The video was posted by an Irish filmmaker who was baffled at the incongruity of the images that appeared over 50 years before cellphones were even invented.
The clip shows a stout woman in a hat walking past a zebra and holding a device to her ear while talking. The professional film producer who posted the video believed the only explanation was that the woman was a time traveler who inserted herself into the Chaplin footage for the benefit of future generations.
Other speculation that the device was a small radio was quickly discounted - the film was made well before the invention of transistor radios. Some viewers also were of the opinion that the woman had a toothache and was holding an ice-pack to her cheek.

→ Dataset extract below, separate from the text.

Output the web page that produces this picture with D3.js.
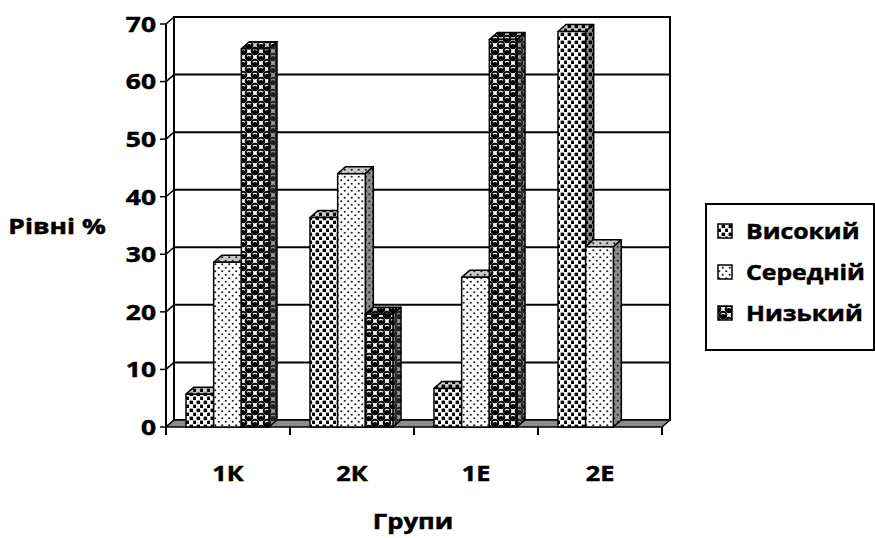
<!DOCTYPE html>
<html><head><meta charset="utf-8">
<script src="https://cdn.jsdelivr.net/npm/d3@7/dist/d3.min.js"></script>
<style>body{margin:0;background:#fff}svg{display:block}text{font-family:"Open Sans",sans-serif;font-weight:bold;fill:#000;stroke:#000;stroke-width:0.5px}</style>
</head><body><svg id="c" width="875" height="538"></svg>
<script>
const categories = ["1К", "2К", "1Е", "2Е"];
const seriesNames = ["Високий", "Середній", "Низький"];
const valuesHigh = [5.7, 36.4, 6.7, 68.7];
const valuesMid = [28.6, 44.0, 26.0, 31.3];
const valuesLow = [65.7, 19.6, 67.3, 0];
const yTicks = [0, 10, 20, 30, 40, 50, 60, 70];
const xTitle = "Групи";
const yTitle = "Рівні %";

const series = [valuesHigh, valuesMid, valuesLow];
const svg = d3.select("#c");
const DX = 8, DY = -7;
const x = d3.scaleBand().domain(categories).range([166, 662]);
const x1 = d3.scaleBand().domain(seriesNames).range([20, 103]);
const y = d3.scaleLinear().domain([0, 70]).range([427, 24]);

function label(parent, tx, ty, str, size, anchor, sx) {
  return parent.append("text").attr("transform", `translate(${tx},${ty}) scale(${sx || 1.2},1)`)
    .attr("dy", "0.36em").attr("text-anchor", anchor).attr("font-size", size).text(str);
}

// patterns
const defs = svg.append("defs");
function pat(id, w, h, bg, draw) {
  const p = defs.append("pattern").attr("id", id).attr("patternUnits", "userSpaceOnUse")
    .attr("width", w).attr("height", h);
  p.append("rect").attr("width", w).attr("height", h).attr("fill", bg);
  draw(p);
}
const faces = [["f", "#fff"], ["t", "#c8c8c8"], ["s", "#8c8c8c"]];
faces.forEach(([k, bg]) => {
  pat("hi" + k, 7, 8, bg, p => {
    p.append("rect").attr("x", 0.6).attr("y", 0.6).attr("width", 3.5).attr("height", 3.5).attr("fill", "#000");
    p.append("rect").attr("x", 4.1).attr("y", 4.6).attr("width", 3.5).attr("height", 3.5).attr("fill", "#000");
  });
  pat("mid" + k, 7, 7, bg, p => {
    p.append("circle").attr("cx", 1.75).attr("cy", 1.75).attr("r", 1.1).attr("fill", "#222");
    p.append("circle").attr("cx", 5.25).attr("cy", 5.25).attr("r", 1.1).attr("fill", "#222");
  });
  pat("low" + k, 12, 12, k === "s" ? "#999" : (k === "t" ? "#ccc" : "#fff"), p => {
    const ball = k === "s" ? "#222" : "#000", hl = k === "s" ? "#888" : "#e8e8e8";
    [[3, 3], [9, 9], [9, -3], [-3, 9], [15, 3], [3, 15]].forEach(([cx, cy]) => {
      p.append("circle").attr("cx", cx).attr("cy", cy).attr("r", 4.3).attr("fill", ball);
      p.append("path").attr("d", `M${cx - 2.2},${cy - 0.8} Q${cx},${cy - 2.6} ${cx + 2.2},${cy - 0.8}`)
        .attr("fill", "none").attr("stroke", hl).attr("stroke-width", 1.2);
    });
  });
});
const pid = ["hi", "mid", "low"];

// back wall
const y0 = y(0), yTop = y(70), xl = x.range()[0], xr = x.range()[1];
svg.append("rect").attr("x", xl + DX).attr("y", yTop + DY).attr("width", xr - xl).attr("height", y0 - yTop)
  .attr("fill", "#fff").attr("stroke", "#000").attr("stroke-width", 2);
// gridlines
const g = svg.append("g");
yTicks.forEach(t => {
  if (t > 0) g.append("line").attr("x1", xl + DX).attr("x2", xr + DX).attr("y1", y(t) + DY).attr("y2", y(t) + DY)
    .attr("stroke", "#000").attr("stroke-width", 2);
  g.append("line").attr("x1", xl).attr("x2", xl + DX).attr("y1", y(t)).attr("y2", y(t) + DY)
    .attr("stroke", "#000").attr("stroke-width", 1.5);
  g.append("line").attr("x1", xl - 6).attr("x2", xl).attr("y1", y(t)).attr("y2", y(t))
    .attr("stroke", "#000").attr("stroke-width", 1.5);
  label(g, xl - 10, y(t), t, 22, "end", 1.2);
});
// front axis
svg.append("line").attr("x1", xl).attr("x2", xl).attr("y1", yTop).attr("y2", y0 + 8).attr("stroke", "#000").attr("stroke-width", 2);
// floor
svg.append("path").attr("d", `M${xl},${y0} L${xr},${y0} L${xr + DX},${y0 + DY} L${xl + DX},${y0 + DY} Z`)
  .attr("fill", "#8c8c8c").attr("stroke", "#000").attr("stroke-width", 1.5).attr("stroke-linejoin", "round");
// category ticks
x.domain().concat([null]).forEach(c => {
  const xx = c === null ? xr : x(c);
  svg.append("line").attr("x1", xx).attr("x2", xx).attr("y1", y0).attr("y2", y0 + 8).attr("stroke", "#000").attr("stroke-width", 2);
});
categories.forEach(c => {
  label(svg, x(c) + x.bandwidth() / 2, 473, c, 21, "middle", 1.2);
});
// bars
const bars = svg.append("g").attr("stroke", "#000").attr("stroke-width", 1.5).attr("stroke-linejoin", "round");
categories.forEach((c, ci) => {
  seriesNames.forEach((s, si) => {
    const v = series[si][ci];
    if (!v) return;
    const bx = x(c) + x1(s), bw = x1.bandwidth(), by = y(v), bb = y(0);
    bars.append("path").attr("d", `M${bx},${by} L${bx + DX},${by + DY} L${bx + bw + DX},${by + DY} L${bx + bw},${by} Z`)
      .attr("fill", `url(#${pid[si]}t)`);
    bars.append("path").attr("d", `M${bx + bw},${by} L${bx + bw + DX},${by + DY} L${bx + bw + DX},${bb + DY} L${bx + bw},${bb} Z`)
      .attr("fill", `url(#${pid[si]}s)`);
    bars.append("rect").attr("x", bx).attr("y", by).attr("width", bw).attr("height", bb - by)
      .attr("fill", `url(#${pid[si]}f)`);
  });
});
// titles
label(svg, 57, 226, yTitle, 22, "middle", 1.2);
label(svg, 413, 521, xTitle, 21, "middle", 1.22);
// legend
const lg = svg.append("g");
lg.append("rect").attr("x", 706).attr("y", 204).attr("width", 168).attr("height", 146).attr("fill", "#fff").attr("stroke", "#000").attr("stroke-width", 2);
seriesNames.forEach((s, i) => {
  const cy = 231 + i * 41;
  lg.append("rect").attr("x", 718).attr("y", cy - 7).attr("width", 14).attr("height", 14)
    .attr("fill", `url(#${pid[i]}f)`).attr("stroke", "#000").attr("stroke-width", 1.5);
  label(lg, 746, cy, s, 21, "start", 1.18);
});
</script></body></html>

Eventually it was the wisdom of the crowd that appeared to solve conundrum.
Technology bloggers among the video's hundreds of thousands of viewers said the device was probably a new type of hearing aid invented by Siemens in 1924, which replaced the old ear trumpets with a carbon microphone linked to an electromagnetic diaphragm that vibrated close to the listener's ear.
Details of the device are still available in a section of Siemen's website that relates the company's history.
As to why the woman appears to be talking in to the device the only answer is that she was talking to herself. Or maybe she was just a time traveler after all?